### [Information provided]
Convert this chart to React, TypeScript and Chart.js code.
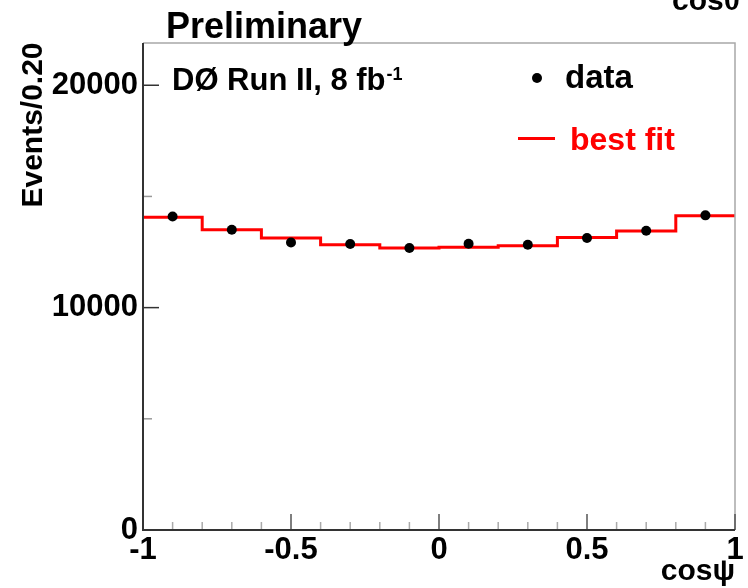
import React, { useEffect, useRef } from "react";
import { Chart, registerables } from "chart.js";

Chart.register(...registerables);

// ---- data ----
const binEdges = [-1, -0.8, -0.6, -0.4, -0.2, 0, 0.2, 0.4, 0.6, 0.8, 1];
const binCenters = [-0.9, -0.7, -0.5, -0.3, -0.1, 0.1, 0.3, 0.5, 0.7, 0.9];
const dataValues = [14100, 13500, 12930, 12860, 12680, 12870, 12830, 13130, 13460, 14150];
const fitValues = [14060, 13500, 13130, 12830, 12680, 12720, 12780, 13150, 13450, 14130];

// ---- axes ----
const xTickValues = [-1, -0.9, -0.8, -0.7, -0.6, -0.5, -0.4, -0.3, -0.2, -0.1, 0, 0.1, 0.2, 0.3, 0.4, 0.5, 0.6, 0.7, 0.8, 0.9, 1];
const xMajorTicks = [-1, -0.5, 0, 0.5, 1];
const xTickLabels = ["-1", "-0.5", "0", "0.5", "1"];
const yTickValues = [0, 5000, 10000, 15000, 20000];
const yMajorTicks = [0, 10000, 20000];
const yTickLabels = ["0", "10000", "20000"];
const X_MIN = -1;
const X_MAX = 1;
const Y_MIN = 0;
const Y_MAX = 21900;

const FONT = "'Liberation Sans', Arial, Helvetica, sans-serif";

function majorIndex(v: number, majors: number[]): number {
  for (let i = 0; i < majors.length; i++) {
    if (Math.abs(v - majors[i]) < 1e-6 * Math.max(1, Math.abs(majors[i]))) return i;
  }
  return -1;
}

const decorPlugin = {
  id: "decor",
  afterDatasetsDraw(chart: any) {
    const { ctx, chartArea: a, scales } = chart;
    const x = scales.x;
    const y = scales.y;
    ctx.save();
    // top & right frame
    ctx.strokeStyle = "#a8a8a8";
    ctx.lineWidth = 1.5;
    ctx.beginPath();
    ctx.moveTo(a.left, a.top);
    ctx.lineTo(a.right, a.top);
    ctx.lineTo(a.right, a.bottom);
    ctx.stroke();
    // x ticks (inside)
    x.ticks.forEach((t: any) => {
      const px = x.getPixelForValue(t.value);
      const major = majorIndex(t.value, xMajorTicks) >= 0;
      ctx.strokeStyle = major ? "#555" : "#aaa";
      ctx.lineWidth = 1.5;
      ctx.beginPath();
      ctx.moveTo(px, a.bottom);
      ctx.lineTo(px, a.bottom - (major ? 16 : 8));
      ctx.stroke();
    });
    // y ticks (inside)
    y.ticks.forEach((t: any) => {
      const py = y.getPixelForValue(t.value);
      const major = majorIndex(t.value, yMajorTicks) >= 0;
      ctx.strokeStyle = major ? "#333" : "#999";
      ctx.lineWidth = 1.5;
      ctx.beginPath();
      ctx.moveTo(a.left, py);
      ctx.lineTo(a.left + (major ? 16 : 9), py);
      ctx.stroke();
    });
    // left & bottom axis lines
    ctx.strokeStyle = "#333";
    ctx.lineWidth = 2;
    ctx.beginPath();
    ctx.moveTo(a.left, a.top);
    ctx.lineTo(a.left, a.bottom);
    ctx.lineTo(a.right, a.bottom);
    ctx.stroke();
    ctx.restore();
  },
  afterDraw(chart: any) {
    const { ctx, chartArea: a } = chart;
    const ds = chart.data.datasets;
    ctx.save();
    ctx.textBaseline = "alphabetic";

    // Preliminary
    ctx.fillStyle = "#000";
    ctx.font = `bold 36px ${FONT}`;
    ctx.textAlign = "left";
    ctx.fillText("Preliminary", 166, 38);

    // cut-off text at top right
    ctx.font = `bold 30px ${FONT}`;
    ctx.fillText("cosθ", 672, 10);

    // experiment label
    ctx.font = `bold 31px ${FONT}`;
    const main = "DØ Run II, 8 fb";
    ctx.fillText(main, 172, 90);
    const w = ctx.measureText(main).width;
    ctx.font = `bold 18px ${FONT}`;
    ctx.fillText("-1", 172 + w + 1, 80);

    // legend: data
    const dataDs = ds[1];
    ctx.fillStyle = dataDs.backgroundColor;
    ctx.beginPath();
    ctx.arc(537, 78, dataDs.pointRadius, 0, Math.PI * 2);
    ctx.fill();
    ctx.fillStyle = "#000";
    ctx.font = `bold 33px ${FONT}`;
    ctx.fillText(dataDs.label, 565, 88);

    // legend: best fit
    const fitDs = ds[0];
    ctx.strokeStyle = fitDs.borderColor;
    ctx.lineWidth = fitDs.borderWidth;
    ctx.beginPath();
    ctx.moveTo(518, 138.5);
    ctx.lineTo(555, 138.5);
    ctx.stroke();
    ctx.fillStyle = fitDs.borderColor;
    ctx.font = `bold 32px ${FONT}`;
    ctx.fillText(fitDs.label, 570, 150);

    // x axis title
    ctx.fillStyle = "#000";
    ctx.font = `bold 30px ${FONT}`;
    ctx.textAlign = "right";
    ctx.fillText("cosψ", a.right, 580);

    // y axis title
    ctx.translate(42, 125);
    ctx.rotate(-Math.PI / 2);
    ctx.textAlign = "center";
    ctx.font = `bold 30px ${FONT}`;
    ctx.fillText("Events/0.20", 0, 0);
    ctx.restore();
  },
};

export default function App() {
  const ref = useRef<HTMLCanvasElement | null>(null);
  useEffect(() => {
    if (!ref.current) return;
    const fitPoints = binEdges.slice(0, -1).map((e, i) => ({ x: e, y: fitValues[i] }));
    fitPoints.push({ x: binEdges[binEdges.length - 1], y: fitValues[fitValues.length - 1] });
    const dataPoints = binCenters.map((c, i) => ({ x: c, y: dataValues[i] }));

    const chart = new Chart(ref.current, {
      type: "scatter",
      data: {
        datasets: [
          {
            type: "line",
            label: "best fit",
            data: fitPoints,
            stepped: true,
            borderColor: "#ff0000",
            backgroundColor: "#ff0000",
            borderWidth: 3,
            pointRadius: 0,
            fill: false,
            order: 1,
          } as any,
          {
            type: "scatter",
            label: "data",
            data: dataPoints,
            backgroundColor: "#000000",
            borderColor: "#000000",
            pointRadius: 5,
            pointBorderWidth: 0,
            order: 0,
          } as any,
        ],
      },
      options: {
        animation: false,
        responsive: true,
        maintainAspectRatio: false,
        layout: { padding: { left: 0, right: 13, top: 43, bottom: 0 } },
        plugins: {
          legend: { display: false },
          tooltip: { enabled: false },
          title: { display: false },
        },
        scales: {
          x: {
            type: "linear",
            min: X_MIN,
            max: X_MAX,
            grid: { display: false, drawTicks: false },
            border: { display: false },
            afterBuildTicks: (s: any) => {
              s.ticks = xTickValues.map((v) => ({ value: v }));
            },
            afterFit: (s: any) => {
              s.height = 58;
            },
            ticks: {
              autoSkip: false,
              maxRotation: 0,
              padding: 2,
              color: "#000",
              font: { family: FONT, size: 31, weight: "bold" },
              callback: (v: any) => {
                const i = majorIndex(Number(v), xMajorTicks);
                return i >= 0 ? xTickLabels[i] : "";
              },
            },
          },
          y: {
            type: "linear",
            min: Y_MIN,
            max: Y_MAX,
            grid: { display: false, drawTicks: false },
            border: { display: false },
            afterBuildTicks: (s: any) => {
              s.ticks = yTickValues.map((v) => ({ value: v }));
            },
            afterFit: (s: any) => {
              s.width = 143;
            },
            ticks: {
              autoSkip: false,
              padding: 5,
              color: "#000",
              font: { family: FONT, size: 31, weight: "bold" },
              callback: (v: any) => {
                const i = majorIndex(Number(v), yMajorTicks);
                return i >= 0 ? yTickLabels[i] : "";
              },
            },
          },
        },
      },
      plugins: [decorPlugin],
    } as any);
    return () => chart.destroy();
  }, []);

  return (
    <div style={{ position: "absolute", left: 0, top: 0, width: 748, height: 588, background: "#fff" }}>
      <canvas ref={ref} />
    </div>
  );
}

### [Exercise directions]
Write down every line from the opening of the listing to the line with "const Y_MAX = 21900;", both included, and nothing else; the pictures are omitted.

### [Written response]
Convert this chart to React, TypeScript and Chart.js code.
import React, { useEffect, useRef } from "react";
import { Chart, registerables } from "chart.js";

Chart.register(...registerables);

// ---- data ----
const binEdges = [-1, -0.8, -0.6, -0.4, -0.2, 0, 0.2, 0.4, 0.6, 0.8, 1];
const binCenters = [-0.9, -0.7, -0.5, -0.3, -0.1, 0.1, 0.3, 0.5, 0.7, 0.9];
const dataValues = [14100, 13500, 12930, 12860, 12680, 12870, 12830, 13130, 13460, 14150];
const fitValues = [14060, 13500, 13130, 12830, 12680, 12720, 12780, 13150, 13450, 14130];

// ---- axes ----
const xTickValues = [-1, -0.9, -0.8, -0.7, -0.6, -0.5, -0.4, -0.3, -0.2, -0.1, 0, 0.1, 0.2, 0.3, 0.4, 0.5, 0.6, 0.7, 0.8, 0.9, 1];
const xMajorTicks = [-1, -0.5, 0, 0.5, 1];
const xTickLabels = ["-1", "-0.5", "0", "0.5", "1"];
const yTickValues = [0, 5000, 10000, 15000, 20000];
const yMajorTicks = [0, 10000, 20000];
const yTickLabels = ["0", "10000", "20000"];
const X_MIN = -1;
const X_MAX = 1;
const Y_MIN = 0;
const Y_MAX = 21900;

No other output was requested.